Instead of posting new writings here over the last week (and trust me, I’ve got a whole bunch of stuff on the way, going back _weeks_ and probably horribly out of date by now but still worth writing about in my opinion) I’ve been enjoying a compilation of _puroresu_ TV tapings from May and June of this year, featuring New Japan’s Best of the Super Juniors tournament, courtesy of the good folks at Golden Boy Tapes.
For those who don’t know, _puroresu_ is the romanised Japanese term for professional wrestling, and New Japan Pro Wrestling is not only one of the most successful wrestling promotions in Japan, but also one of the biggest in the world. Its roster has featured some of the greatest professional wrestlers who have ever lived, including my all-time favourite, Jushin Thunder Liger. Seeing that Liger was competing in this year’s Super Juniors tournament — New Japan’s annual showcase for their top junior heavyweight talent — was all the incentive I needed to get myself a copy. And I wasn’t disappointed.
I haven’t seen New Japan wrestling in years, not since Ring Warriors came to an end on Eurosport back in the late 90s. The Japanese wrestling ‘strong style’ is quite different to the American product most people are used to; plotlines and feuds drive the action, but the stories are told in the ring rather than with silly vignettes. The emphasis is on solid mat wrestling mixed with high impact power moves, spectacular acrobatics influenced by Mexican _lucha libre_, and these days a heavy nod to the shootfighting style made popular by Pride, Pancrase and the Ultimate Fighting Championship. In other words, its just much more dynamic and exciting to watch (even if the commentary is all in Japanese).
Being sick to death with American wrestling as it is now — if you saw the crap they shoveled out with this year’s Survivor Series, you’d know what I mean — watching these New Japan shows has rekindled my love of the sport.
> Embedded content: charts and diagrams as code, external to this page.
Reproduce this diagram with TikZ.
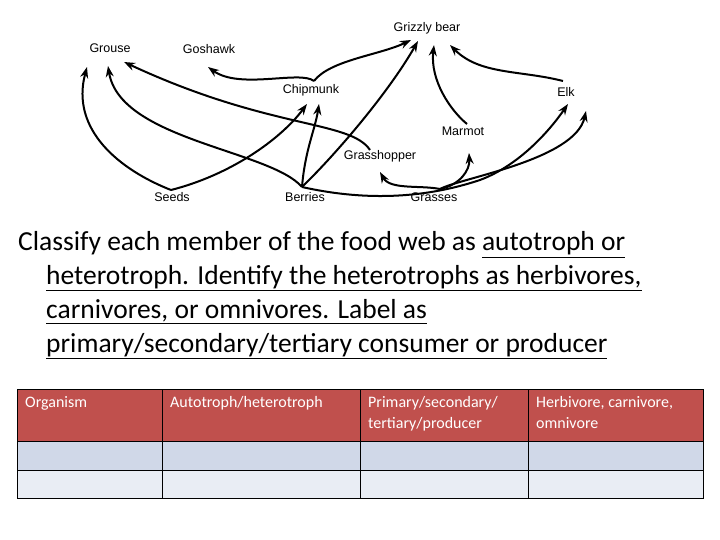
\documentclass[tikz,border=0pt]{standalone}
\usepackage{fontspec}
\setmainfont{Carlito}
\newfontfamily\arial{Liberation Sans}
\usetikzlibrary{arrows.meta}
\definecolor{hdr}{HTML}{C0504D}
\definecolor{rowa}{HTML}{D0D8E8}
\definecolor{rowb}{HTML}{E9EDF4}
\newcommand{\ul}[1]{\underline{#1}}
\begin{document}
\begin{tikzpicture}[x=1pt,y=-1pt,
  lab/.style={font=\arial\fontsize{12.5}{14}\selectfont,inner sep=1pt},
  ar/.style={line width=2pt,-{Stealth[length=11pt,width=8pt]}},
  txt/.style={font=\fontsize{27.5}{30}\selectfont,anchor=base west,inner sep=0pt},
  hd/.style={font=\fontsize{16}{21}\selectfont,text=white,anchor=north west,align=left,inner sep=0pt}]
\useasboundingbox (0,0) rectangle (720,540);
\node[lab] (grouse) at (110,48) {Grouse};
\node[lab] (goshawk) at (209,49) {Goshawk};
\node[lab] (grizzly) at (427,28) {Grizzly bear};
\node[lab] (chip) at (311,90) {Chipmunk};
\node[lab] (elk) at (566,92) {Elk};
\node[lab] (marmot) at (463,131) {Marmot};
\node[lab] (hopper) at (380,156) {Grasshopper};
\node[lab] (seeds) at (172,197) {Seeds};
\node[lab] (berries) at (305,197) {Berries};
\node[lab] (grasses) at (434,197) {Grasses};
\coordinate (s0) at (171,190);
\coordinate (b0) at (302,187);
\coordinate (g0) at (440,189);
\coordinate (c0) at (314,81);
\draw[ar] (s0) .. controls (120,170) and (70,130) .. (87,67);
\draw[ar] (s0) .. controls (230,175) and (280,140) .. (307,104);
\draw[ar] (b0) .. controls (270,150) and (120,140) .. (108,66);
\draw[ar] (b0) .. controls (305,150) and (315,130) .. (319,104);
\draw[ar] (b0) .. controls (340,150) and (390,90) .. (418,41);
\draw[ar] (b0) .. controls (360,200) and (420,200) .. (480,180) .. controls (520,165) and (550,130) .. (568,104);
\draw[ar] (g0) .. controls (460,178) and (575,160) .. (586,111);
\draw[ar] (370,150) .. controls (350,120) and (270,130) .. (124,62);
\draw[ar] (c0) .. controls (300,70) and (240,90) .. (208,67);
\draw[ar] (c0) .. controls (330,60) and (380,55) .. (411,40);
\draw[ar] (467,124) .. controls (450,110) and (430,80) .. (434,45);
\draw[ar] (563,81) .. controls (520,70) and (480,75) .. (450,45);
\draw[ar] (g0) .. controls (460,185) and (470,170) .. (469,153);
\draw[ar] (g0) .. controls (420,185) and (390,190) .. (380,172);
\node[txt] (l1) at (18,251) {Classify each member of the food web as \ul{autotroph or}};
\node[txt] (l2) at (46,284) {\ul{heterotroph. Identify the heterotrophs as herbivores,}};
\node[txt] (l3) at (46,318) {\ul{carnivores, or omnivores. Label as}};
\node[txt] (l4) at (46,352) {\ul{primary/secondary/tertiary consumer or producer}};
\fill[hdr] (17,389) rectangle (703,441);
\fill[rowa] (17,441) rectangle (703,470);
\fill[rowb] (17,470) rectangle (703,498);
\draw[black,line width=1pt] (17,389) rectangle (703,498);
\foreach \y in {441,470} \draw[line width=1pt] (17,\y) -- (703,\y);
\foreach \x in {162,360,528} \draw[line width=1pt] (\x,389) -- (\x,498);
\node[hd] (h1) at (25,396) {Organism};
\node[hd] (h2) at (170,396) {Autotroph/heterotroph};
\node[hd] (h3) at (368,396) {Primary/secondary/\\tertiary/producer};
\node[hd] (h4) at (536,396) {Herbivore, carnivore,\\omnivore};
\end{tikzpicture}
\end{document}
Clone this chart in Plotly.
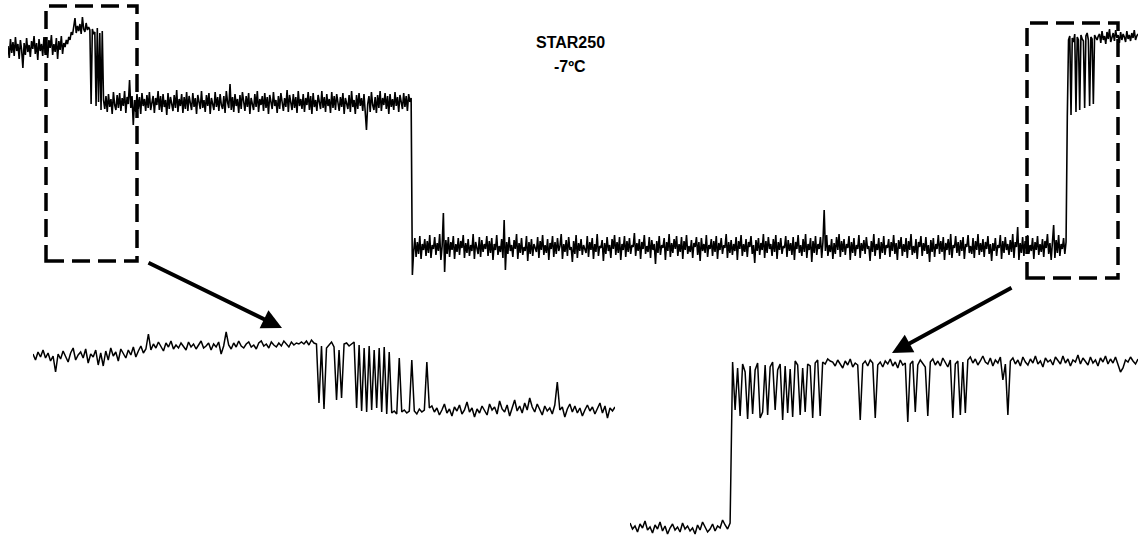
import plotly.graph_objects as go

# ---------------- data (current, arbitrary units) ----------------
# Main trace segments
main_start = [
    234,222,241,227,238,224,243,229,236,221,240,230,212,237,225,242,228,235,223,239,
    231,244,226,237,220,241,229,236,224,243,227,238,222,240,232,245,225,236,228,242,
    221,239,230,244,226,237,233,240]
main_rise = [236,243,240,248,245,252,262,247,254,249,256,246,263,251,248,257,250,253]
main_flicker1 = [250,176,251,246,248,174,252,178,247,170,249,180]
main_level1 = [
    171,184,168,186,173,181,166,188,175,170,185,172,187,169,182,174,189,167,183,176,
    200,172,184,155,180,168,186,171,183,166,187,174,181,169,185,172,188,170,179,184,
    167,182,175,189,170,184,168,186,173,180,165,187,171,183,176,169,185,172,190,168,
    181,174,186,167,183,171,188,169,184,175,170,187,173,182,166,185,177,171,189,172,
    180,168,185,174,187,166,182,176,170,188,173,183,169,186,175,171,184,167,189,178,
    172,196,170,183,168,186,174,181,167,185,171,188,176,169,184,173,187,166,182,175,
    170,186,173,189,168,181,175,184,169,187,172,183,166,185,177,171,188,174,180,167,
    184,171,187,176,169,182,173,190,168,185,175,170,186,172,183,167,189,174,181,171,
    186,168,182,175,188,170,184,166,187,173,180,169,185,176,171,189,172,183,168,186,
    174,181,167,188,172,184,170,186,175,169,183,173,187,166,182,176,171,185,168,189,
    173,180,166,185,171,187,174,182,169,186,172,150,176,184,168,188,175,170,183,167,
    185,172,189,169,182,175,187,171,184,166,186,173,181,170,188,174,183,168,185,176,
    171,187,173,184,169,186,178,182]
main_level2 = [
    5,28,42,23,38,26,44,21,36,30,41,24,39,27,45,22,35,31,43,25,
    37,29,46,20,34,67,8,40,26,43,23,38,30,44,21,36,28,42,25,39,
    32,45,22,37,27,41,24,35,29,46,21,38,33,26,43,23,40,28,36,31,
    44,24,39,27,42,20,36,30,45,25,34,28,41,22,60,10,38,26,43,29,
    35,23,40,31,46,21,37,27,42,25,33,29,44,19,38,26,41,24,36,32,
    28,43,22,39,30,45,25,35,27,41,20,37,31,44,23,38,26,42,29,34,
    46,21,36,28,40,24,43,30,33,18,39,26,45,22,37,29,41,25,35,31,
    27,44,23,38,30,42,21,36,28,46,24,34,32,40,19,37,26,43,29,35,
    22,41,31,45,25,38,27,43,20,36,30,44,23,39,28,42,26,35,33,47,
    24,37,29,41,21,38,31,45,26,34,28,43,22,40,30,36,16,39,27,44,
    25,35,32,42,20,38,29,46,23,37,27,41,31,44,24,36,28,43,21,39,
    30,45,26,34,28,40,22,37,33,43,25,38,19,42,29,36,27,45,23,35,
    31,41,24,39,28,44,21,37,30,42,26,35,32,46,22,38,27,40,25,36,
    29,43,20,39,31,45,24,36,28,41,23,38,33,44,26,35,17,40,29,42,
    25,37,30,46,22,39,27,43,31,36,24,41,28,45,21,38,30,42,26,34,
    32,44,23,40,29,37,25,43,20,38,31,45,27,35,24,41,28,46,22,36,
    30,42,18,39,27,44,25,36,31,43,22,38,70,29,45,24,35,28,41,21,
    37,26,43,30,46,23,39,28,41,25,36,32,44,20,38,27,42,24,35,31,
    45,22,37,29,40,26,43,31,34,19,39,28,46,24,36,30,42,21,38,27,
    44,25,35,32,41,23,38,29,45,26,37,20,40,31,43,24,36,28,42,22,
    39,30,46,25,34,27,41,21,38,33,44,24,37,29,43,26,35,18,40,28,
    42,23,36,31,45,26,39,28,43,20,37,30,41,25,46,22,35,32,44,27,
    38,24,40,29,43,21,36,33,45,27,34,26,42,22,39,30,46,25,37,28,
    41,23,38,31,44,26,36,19,37,29,42,24,35,32,45,21,39,27,43,30,
    36,25,40,28,46,22,38,33,53,20,37,27,43,24,39,31,45,26,35,29,
    42,21,38,30,44,25,36,28,41,23,39,32,46,26,37,20,43,55,22,40,
    27,45,24,36,31,42,26,38]
main_flicker2 = [163,240,244,165,242,238,246,168,243,240,170,245,241,239,172,244,247,240,174,243,
                 241,176,245,242,240,244]
main_end = [246,237,249,240,244,236,248,241,251,238,243,247,239,250,242,245,237,248,240,246,
            243,238,249,241,245,239,247,242,250,240,244,246]

# Inset 1 (left zoom)
ins1_a = [
    66,60,68,63,70,62,67,59,64,48,66,61,69,63,58,67,72,60,65,68,
    62,71,57,66,63,70,55,67,54,69,60,72,64,68,59,71,66,62,70,65,
    73,63,69,74,67,71,86]
ins1_b = [
    70,76,72,78,74,69,77,73,79,71,75,72,77,74,70,78,73,76,71,75,
    79,72,74,77,70,76,73,78,66,74,88,75,71,77,73,79,74,72,76,78,
    73,75,71,77,79,74,76,72,78,75,73,77,74,79,76,73,78,75,77,76]
ins1_c = [78,76,79,75,80,77]
ins1_d = [76,17,74,11,72,75,78,73,20,70,22,76,77,74,76,78,12,75,9,72,
          8,74,10,70,12,72,8,73,6,68,7,9,6,62,8,10,7,9,60,9,6,11,8,10,58,12]
ins1_e = [
    14,8,12,5,10,16,7,11,4,13,9,15,6,10,18,8,12,3,11,7,
    14,9,5,16,10,13,6,19,11,8,15,4,12,20,9,14,7,17,10,22,
    13,8,16,11,5,14,9,12,6,15,38,10,13,3,11,16,8,14,7,12,
    4,10,15,9,13,6,11,17,7,14,2,12,9,13]

# Inset 2 (right zoom)
ins2_a = [
    17,11,14,8,16,12,19,10,13,7,15,11,18,9,14,6,12,16,10,13,
    8,17,11,14,9,12,6,15,10,18,13,8,11,16,9,14,12,20,15,11,17]
ins2_b = [
    178,130,172,124,176,168,121,174,126,170,
    177,122,128,175,125,173,178,130,170,176,
    120,174,127,171,123,179,175,125,172,128,
    176,174,122,177,180,124,178,176,181,179]
ins2_c = [
    178,174,180,176,172,179,175,181,173,177,
    175,120,176,179,174,180,177,122,175,178,
    173,179,176,181,174,178,172,180,175,177,
    118,176,179,128,175,180,177,173,124,178,
    181,175,179,174,182,177,173,180,122,176,
    179,125,178,127,180,183,177,181,175,179,
    184,178,176,182,174,180,177,183,160,176,
    125,179,182,176,180,174,183,178,175,181,
    177,184,176,179,173,182,178,180,175,183,
    179,176,184,177,181,174,180,178,185,176,
    182,179,175,183,177,180,174,182,178,184,
    176,181,177,183,175,168,172,180,178,183,
    179,176,181]

title_line1 = "<b>STAR250</b>"
title_line2 = "<b>-7ºC</b>"

main_trace = main_start + main_rise + main_flicker1 + main_level1 + main_level2 + main_flicker2 + main_end
ins1_trace = ins1_a + ins1_b + ins1_c + ins1_d + ins1_e
ins2_trace = ins2_a + ins2_b + ins2_c

# ---------------- figure ----------------
W, H = 1138, 542
def px(x):
    return x / W
def py(y):
    return 1 - y / H

fig = go.Figure()
fig.add_trace(go.Scatter(x=list(range(len(main_trace))), y=main_trace, mode="lines",
                         line=dict(color="black", width=1.6), xaxis="x", yaxis="y", hoverinfo="skip"))
fig.add_trace(go.Scatter(x=list(range(len(ins1_trace))), y=ins1_trace, mode="lines",
                         line=dict(color="black", width=1.5), xaxis="x2", yaxis="y2", hoverinfo="skip"))
fig.add_trace(go.Scatter(x=list(range(len(ins2_trace))), y=ins2_trace, mode="lines",
                         line=dict(color="black", width=1.5), xaxis="x3", yaxis="y3", hoverinfo="skip"))

hidden = dict(visible=False, showgrid=False, zeroline=False)
fig.update_layout(
    width=W, height=H, margin=dict(l=0, r=0, t=0, b=0),
    paper_bgcolor="white", plot_bgcolor="white", showlegend=False,
    xaxis=dict(domain=[px(8), 1], range=[0, len(main_trace) - 1], **hidden),
    yaxis=dict(domain=[py(280), py(10)], range=[0, 270], **hidden),
    xaxis2=dict(domain=[px(33), px(615)], range=[0, len(ins1_trace) - 1], anchor="y2", **hidden),
    yaxis2=dict(domain=[py(420), py(320)], range=[0, 100], anchor="x2", **hidden),
    xaxis3=dict(domain=[px(630), 1], range=[0, len(ins2_trace) - 1], anchor="y3", **hidden),
    yaxis3=dict(domain=[py(540), py(350)], range=[0, 190], anchor="x3", **hidden),
)

box_line = dict(color="black", width=3.5, dash="18px,8px")
fig.add_shape(type="rect", xref="paper", yref="paper", x0=px(46), x1=px(137), y0=py(261), y1=py(6), line=box_line)
fig.add_shape(type="rect", xref="paper", yref="paper", x0=px(1027), x1=px(1118), y0=py(278), y1=py(23), line=box_line)

for (hx, hy, tx, ty) in [(282, 328, 147, 262), (892, 353, 1013, 287)]:
    fig.add_annotation(x=px(hx), y=py(hy), xref="paper", yref="paper", text="",
                       showarrow=True, ax=tx - hx, ay=ty - hy, arrowhead=2, arrowsize=1,
                       arrowwidth=4, arrowcolor="black", standoff=0)

tfont = dict(family="Liberation Sans, Arial, sans-serif", size=16, color="black")
fig.add_annotation(x=px(570), y=py(42), xref="paper", yref="paper", text=title_line1,
                   showarrow=False, font=tfont, xanchor="center", yanchor="middle")
fig.add_annotation(x=px(570), y=py(66), xref="paper", yref="paper", text=title_line2,
                   showarrow=False, font=tfont, xanchor="center", yanchor="middle")

fig.write_html("out.html")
I’m now looking forward to catching up on all the great stuff that I’ve been missing, as well as checking out some of the newer promotions that are setting Japan on fire like Pro-Wrestling NOAH, Toryumon and Osaka Pro (definitely Osaka Pro — home of the wonderful Ebessan, a deity of vocational prosperity with a bad-ass corkscrew moonsault).
And you never know, this gaijin might learn some Japanese along the way.